No, no geometry shader is needed. Looks like the stats window is all within reason for a mobile title, let alone laptop. So that’s all fine.

At this point the bottleneck is something else so you would probably want to use profiler. If deferred is slower and forward is 60, you probably should stick with forward :slight_smile: most of the CPU time at this point will probably be something else, or even vsync (which you don’t need to be fixing).

It could be the device is truly pants. What are you running it on?

I’d say stick it on forward and be done with it. Test it once or twice with vsync off, to check how much it’s really flying.

Only thing to watch out for in forward is not to use lights that are too big in radius, that would cause to many things to be overdrawn at once (in forward each object is drawn multiplied by the number of however many lights touching it).

TLDR: if profiler isnt immediately telling you what highest ms is being spent on at this point, it’s probably just your laptop

I will stick with forward, it runs fine now.
Thank you for your time, have a great day.

Normal maps with really high ress does stress the GPU pretty much since it will generate polygones up in tangent space even so your model is low poly. Also shader has a very important role for your FPS performance, since this are the instructions for the GPU. What type of GPU you have also matter (you said you use integrated GPU, on laptops does aren’t the best. Yeah forward is by standard with Unity and performance best, but not the solution to your current issue. Lower texture size on the normal maps / displace map. and see what FPS you get. Also make sure your GPU it sett to maximum power in the windows power management so it doesn’t trikel down.

They aren’t using normal or displacement maps, it’s all polygons.

It’s several 3000-ish poly mesh tiles reused, they have spelled that out in the thread. The screenshot has post processing effects - looks like a chromatic aberration effect?

postprosessing does not generate tangentspace.

But you are the only person in the thread talking about tangents.

I am sure Pagi can explain what was done in that screenshot him self, when he say flat low poly and post a screenshot
with stones extruded that can only mean normal mapping or displacement. Else its not flat low poly… its only logic…

If he did use mesh , he should consider normal mapping instead, since the GPU has
optimization for this in pixelshader,.

I hope his performance will be better with some texture handling.

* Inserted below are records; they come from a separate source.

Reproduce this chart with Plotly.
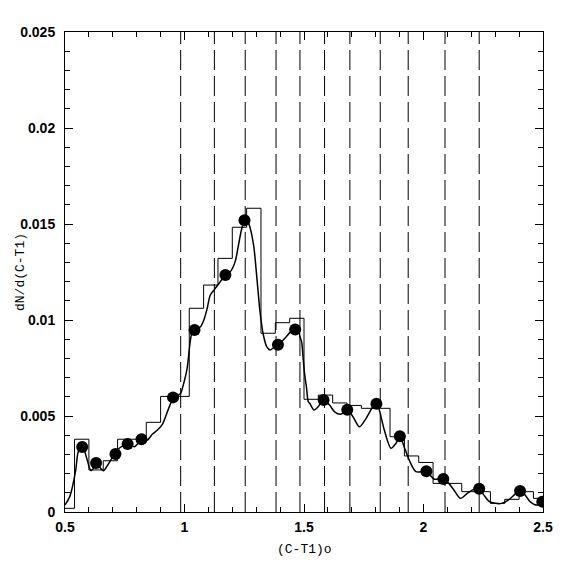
import plotly.graph_objects as go

# histogram: bin left edges (width 0.06) and heights
bin_edges = [0.48, 0.54, 0.60, 0.66, 0.72, 0.78, 0.84, 0.90, 0.96, 1.02, 1.08,
             1.14, 1.20, 1.26, 1.32, 1.38, 1.44, 1.50, 1.56, 1.62, 1.68, 1.74,
             1.80, 1.86, 1.92, 1.98, 2.04, 2.10, 2.16, 2.22, 2.28, 2.34, 2.40,
             2.46, 2.52]
bin_values = [0.00019, 0.00379, 0.00219, 0.00267, 0.00379, 0.00379, 0.00467,
              0.00602, 0.00602, 0.01061, 0.01182, 0.01321, 0.01483, 0.01582,
              0.00931, 0.00986, 0.01009, 0.00587, 0.00609, 0.00568, 0.00555,
              0.00540, 0.00540, 0.00392, 0.00292, 0.00258, 0.00149, 0.00149,
              0.00106, 0.00106, 0.00045, 0.00066, 0.00106, 0.00071]

# smoothed density curve
curve_x = [0.500, 0.520, 0.545, 0.554, 0.571, 0.589, 0.603, 0.609, 0.624, 0.633,
           0.644, 0.661, 0.679, 0.700, 0.711, 0.727, 0.762, 0.790, 0.817, 0.845,
           0.866, 0.887, 0.908, 0.952, 0.984, 0.991, 1.011, 1.019, 1.029, 1.042,
           1.067, 1.081, 1.095, 1.108, 1.129, 1.150, 1.171, 1.192, 1.212, 1.226,
           1.240, 1.257, 1.271, 1.289, 1.303, 1.316, 1.330, 1.344, 1.358, 1.379,
           1.391, 1.420, 1.444, 1.462, 1.476, 1.483, 1.490, 1.497, 1.503, 1.510,
           1.518, 1.524, 1.542, 1.559, 1.581, 1.607, 1.628, 1.656, 1.681, 1.705,
           1.732, 1.760, 1.788, 1.803, 1.815, 1.836, 1.864, 1.885, 1.901, 1.919,
           1.940, 1.968, 1.996, 2.012, 2.044, 2.083, 2.106, 2.127, 2.155, 2.183,
           2.210, 2.233, 2.252, 2.273, 2.300, 2.328, 2.356, 2.384, 2.404, 2.425,
           2.446, 2.474, 2.495]
curve_y = [0.00037, 0.00080, 0.00219, 0.00307, 0.00354, 0.00288, 0.00228, 0.00215,
           0.00236, 0.00258, 0.00236, 0.00215, 0.00245, 0.00288, 0.00302, 0.00332,
           0.00354, 0.00340, 0.00370, 0.00375, 0.00406, 0.00427, 0.00458, 0.00590,
           0.00618, 0.00644, 0.00748, 0.00835, 0.00922, 0.00948, 0.00965, 0.01000,
           0.01061, 0.01130, 0.01165, 0.01200, 0.01234, 0.01252, 0.01304, 0.01391,
           0.01478, 0.01530, 0.01495, 0.01391, 0.01217, 0.01043, 0.00922, 0.00861,
           0.00844, 0.00861, 0.00870, 0.00905, 0.00938, 0.00952, 0.00957, 0.00913,
           0.00887, 0.00792, 0.00714, 0.00653, 0.00574, 0.00566, 0.00531, 0.00548,
           0.00583, 0.00557, 0.00522, 0.00510, 0.00533, 0.00496, 0.00444, 0.00488,
           0.00548, 0.00564, 0.00531, 0.00427, 0.00332, 0.00358, 0.00394, 0.00340,
           0.00271, 0.00210, 0.00210, 0.00212, 0.00172, 0.00172, 0.00149, 0.00115,
           0.00071, 0.00097, 0.00118, 0.00121, 0.00089, 0.00057, 0.00045, 0.00045,
           0.00063, 0.00094, 0.00111, 0.00089, 0.00054, 0.00036, 0.00054]

# filled points
dot_x = [0.572, 0.630, 0.711, 0.762, 0.820, 0.952, 1.042, 1.171, 1.251, 1.391,
         1.463, 1.582, 1.681, 1.803, 1.901, 2.012, 2.083, 2.233, 2.404, 2.497]
dot_y = [0.00339, 0.00255, 0.00302, 0.00354, 0.00379, 0.00597, 0.00948, 0.01234,
         0.01519, 0.00871, 0.00951, 0.00583, 0.00533, 0.00564, 0.00394, 0.00212,
         0.00172, 0.00121, 0.00109, 0.00054]

# dashed boundaries
boundary_x = [0.984, 1.125, 1.254, 1.383, 1.483, 1.586, 1.692, 1.819, 1.936,
              2.090, 2.233]

fig = go.Figure()
fig.add_trace(
    go.Scatter(
        x=bin_edges,
        y=bin_values + [bin_values[-1]],
        mode="lines",
        line={"color": "black", "width": 1, "shape": "hv"},
    )
)
fig.add_trace(
    go.Scatter(
        x=curve_x,
        y=curve_y,
        mode="lines",
        line={"color": "black", "width": 1.5, "shape": "spline", "smoothing": 0.8},
    )
)
fig.add_trace(
    go.Scatter(
        x=dot_x,
        y=dot_y,
        mode="markers",
        marker={"color": "black", "size": 12},
    )
)
for bx in boundary_x:
    fig.add_vline(x=bx, line={"color": "black", "width": 1, "dash": "20px,6px"})

axis_common = {
    "showline": True,
    "linecolor": "black",
    "linewidth": 1,
    "mirror": "ticks",
    "ticks": "inside",
    "ticklen": 8,
    "tickcolor": "black",
    "showgrid": False,
    "zeroline": False,
    "tickfont": {"family": "Liberation Sans", "size": 14, "color": "black", "weight": "bold"},
}

# the page body adds an 8px offset, so the figure is 8px smaller and shifted
fig.update_layout(
    width=566,
    height=566,
    margin={"l": 54, "r": 31, "t": 24, "b": 62},
    paper_bgcolor="white",
    plot_bgcolor="white",
    showlegend=False,
    xaxis={
        **axis_common,
        "range": [0.5, 2.5],
        "dtick": 0.5,
        "tick0": 0.5,
        "ticklabelstandoff": 2,
        "minor": {"dtick": 0.1, "ticks": "inside", "ticklen": 5, "tickcolor": "black", "showgrid": False},
    },
    yaxis={
        **axis_common,
        "range": [0, 0.025],
        "dtick": 0.005,
        "ticklabelstandoff": 6,
        "minor": {"dtick": 0.001, "ticks": "inside", "ticklen": 5, "tickcolor": "black", "showgrid": False},
    },
    annotations=[
        {
            "text": "(C-T1)o",
            "xref": "paper", "yref": "paper", "x": 0.5, "y": 0,
            "yshift": -37, "showarrow": False, "yanchor": "middle",
            "font": {"family": "Liberation Mono", "size": 13, "color": "black"},
        },
        {
            "text": "dN/d(C-T1)",
            "xref": "paper", "yref": "paper", "x": 0, "y": 0.5,
            "xshift": -45, "showarrow": False, "xanchor": "center", "textangle": -90,
            "font": {"family": "Liberation Mono", "size": 13, "color": "black"},
        },
    ],
)

fig.write_html("out.html")
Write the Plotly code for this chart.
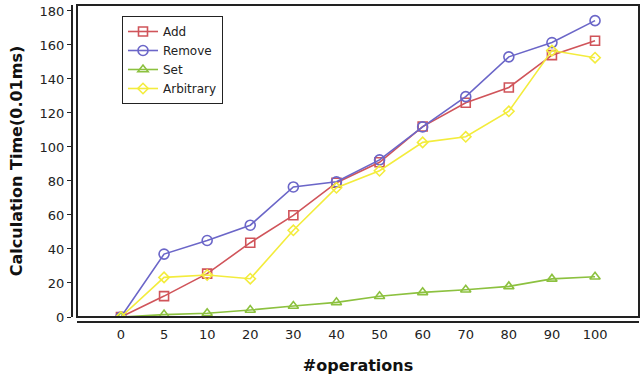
import plotly.graph_objects as go

categories = ["0", "5", "10", "20", "30", "40", "50", "60", "70", "80", "90", "100"]
add_vals = [0, 12.3, 25.5, 43.7, 59.8, 79, 91, 112, 126, 135, 154, 162.5]
remove_vals = [0, 37, 45, 54, 76.5, 79.5, 92.4, 111.8, 129.6, 153, 161.4, 174.3]
set_vals = [0, 1.4, 2.2, 4.1, 6.5, 8.6, 12.2, 14.5, 16, 18, 22.4, 23.7]
arbitrary_vals = [0, 23.3, 24.7, 22.5, 51, 76, 86, 102.7, 106, 121, 156.7, 152.5]
y_ticks = [0, 20, 40, 60, 80, 100, 120, 140, 160, 180]

idx = list(range(len(categories)))

series = [
    ("Add", add_vals, "#d0545a", "square-open", 9),
    ("Remove", remove_vals, "#6b66c8", "circle-open", 10),
    ("Set", set_vals, "#8cc13f", "triangle-up-open", 9),
    ("Arbitrary", arbitrary_vals, "#f3ec3c", "diamond-open", 8),
]

fig = go.Figure()
for name, vals, color, sym, sz in series:
    fig.add_trace(go.Scatter(
        x=idx, y=vals, name=name, mode="lines+markers",
        line=dict(color=color, width=1.6),
        marker=dict(symbol=sym, size=sz, color=color, line=dict(width=1.6, color=color)),
    ))

L, R, T, B = 72, 2, 5, 56
W, H = 641, 378
pw = W - L - R
ph = H - T - B

fig.update_layout(
    width=W, height=H,
    margin=dict(l=L, r=R, t=T, b=B, autoexpand=False),
    paper_bgcolor="white", plot_bgcolor="white",
    font=dict(family="DejaVu Sans", size=13, color="#222222"),
    showlegend=True,
    legend=dict(
        x=(122 - L) / pw, y=(H - B - 16) / ph, xanchor="left", yanchor="top",
        bgcolor="white", bordercolor="#222222", borderwidth=1,
        font=dict(size=12, color="#222222"), tracegroupgap=0,
        itemwidth=30,
    ),
    xaxis=dict(
        domain=[(77 - L) / pw, 1], anchor="free", position=0, automargin=False,
        range=[-1.02, 12.02], tickmode="array", tickvals=idx, ticktext=categories,
        showgrid=False, zeroline=False, showline=True, linecolor="#222222", linewidth=2,
        ticks="", title=dict(text="<b>#operations</b>", font=dict(size=16, color="#111111"), standoff=18),
        tickfont=dict(size=13, color="#222222"),
    ),
    yaxis=dict(
        domain=[(322 - 317) / ph, 1], anchor="free", position=0, automargin=False,
        range=[0, 183.5], tickmode="array", tickvals=y_ticks,
        showgrid=False, zeroline=False, showline=True, linecolor="#222222", linewidth=2,
        ticks="outside", ticklen=4, tickcolor="#222222",
        title=dict(text="<b>Calculation Time(0.01ms)</b>", font=dict(size=16, color="#111111"), standoff=12),
        tickfont=dict(size=13, color="#222222"),
    ),
)

fig.add_shape(type="rect", xref="x domain", yref="y domain", x0=0, x1=1, y0=0, y1=1,
              line=dict(color="#222222", width=2), fillcolor="rgba(0,0,0,0)", layer="above")

fig.write_html("out.html", config={"displayModeBar": False},
               post_script="document.body.style.margin='0';")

Looking good so far.

I want to point out, that on low GPU hardware its better to simulate things with texture than geometry. Programs like 3D coat can render gemotry in to normal maps and trippel the performance with low poly objects with normal map based from a high polygone object.

This is pretty much standard now days …

Yes these are basic models sculpted and decimated in blender. Colors by UVs from color palette, no normal maps. I know I could bake details into normal map, but it just isn’t the same, I want real 3D details if it is possible.

2 Likes

Hi Pagi, i understand, then the performance is pretty much self explanatory and very little you can do in Unity (other than turn off shadow and use forward render) Texturet/materials will not change things to the better. The GPU renders every geometry that is in the frustum range, you can also try to cull objects by distance if your whole scene is based on high polygone objects. Try also on another computer, maybe its just the GPU you currently using.

That said, i think you be surprised how well/real normal map can simulate geometry (try displace map) , since you acutely get increase poly by texture in tangent space. Its just allot faster :slight_smile:

You can also bake geometry objects, to increase performance,

Here you see an object that is low poly to the left, and same model to the the right with normal map based of the high polygone object.(they pretty much look exactly the same).
http://wiki.polycount.com/wiki/Texture_Baking

higher polycount = lower framerate. take any GPU… Theres more than 3000 in that scene, if you look closely he have copied objects around. so i guess 3000 on each object. multiplied with each.

It was 1.6m trio so yeah…

Culling is also pretty much important.